When she first started carving, Fredericks focused mostly on creating figures of women with babies, a choice influenced by the miles between her and her own family, she surmises. After returning home, her desire to re-create such bonds in stone had diminished. “Suddenly, everyone was asking, ‘Where are all your mothers and children?’ I think the thing that motivates you as an artist is the longing or an unconscious part of yourself that you’re trying to get to know,” she reflects. “It makes you think about what other people’s motivations are. I like to look at art and wonder where it came from.”
To help Fredericks meet the demands of her collectors who still wanted mother-and-children sculptures, a friend recommended that she start selling bronze castings of her stone sculptures. Now, she makes limited series from each stone piece.
“It takes so long to produce one carved piece. Plus, they’re getting much more elaborate than they were even 10 years ago,” says Robert Walker of North Scottsdale. “If an artist makes a one-off carving and sells it, that’s it. If she does a bronze, she can make and sell 25 copies of it.” Walker and his wife, Pam, are longtime collectors of Fredericks’ work.
“Evelyn, like so many Hopi artists, really captures her culture and lifestyle in her work,” he says. “Every little thing relates back to something in Hopi society, whether it’s the corn that they grow or family relationships. It’s not just art for the sake of something pretty.” His wife adds, “Evelyn’s work is so meticulous and detailed. And although it’s classically Native American, it’s modern too.”
Just like the artist herself, who keeps one foot in tradition and the other in modern-day society.
“I like to share the fact that Hopi is a unique culture,” she says. “Our lifestyle is very much embedded in our history.

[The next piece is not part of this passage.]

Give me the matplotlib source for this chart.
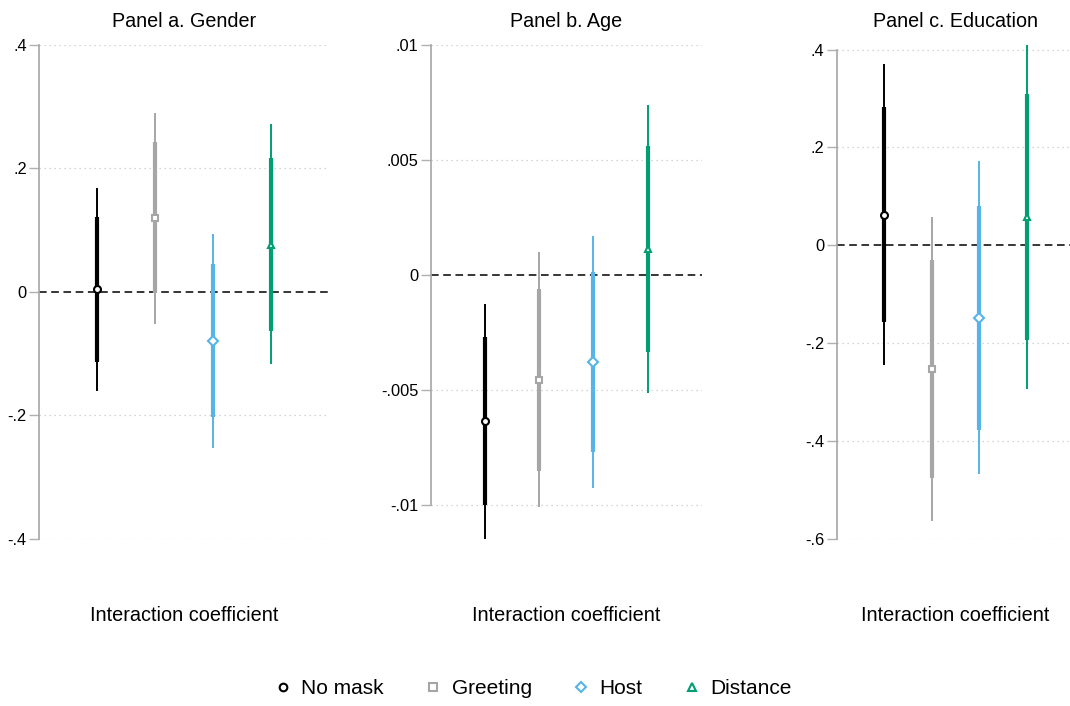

But even though I live in a remote place, I’m aware that there’s a bigger world out there, and I feel that there’s something beautiful that I can contribute to it.”
“Some people only want stone pieces; others have only collected bronzes,” the artist says of those who buy her work. Robert and Pam Walker of North Scottsdale own four of Fredericks’ bronze pieces, including (left to right): “Walking With Mama,” “Hopi Bowl” and “High Desert Mother and Child.”
“Rock is very solid; it will last forever,” notes the artist. Using a variety of tools, including chisels, hammers, pneumatic grinders and even sandpaper, she polishes and texturizes each piece to achieve various finishes and bring out the stone’s natural beauty. At left, she uses a point chisel to add fine detail to an alabaster figure of a Hopi family, seen in detail above.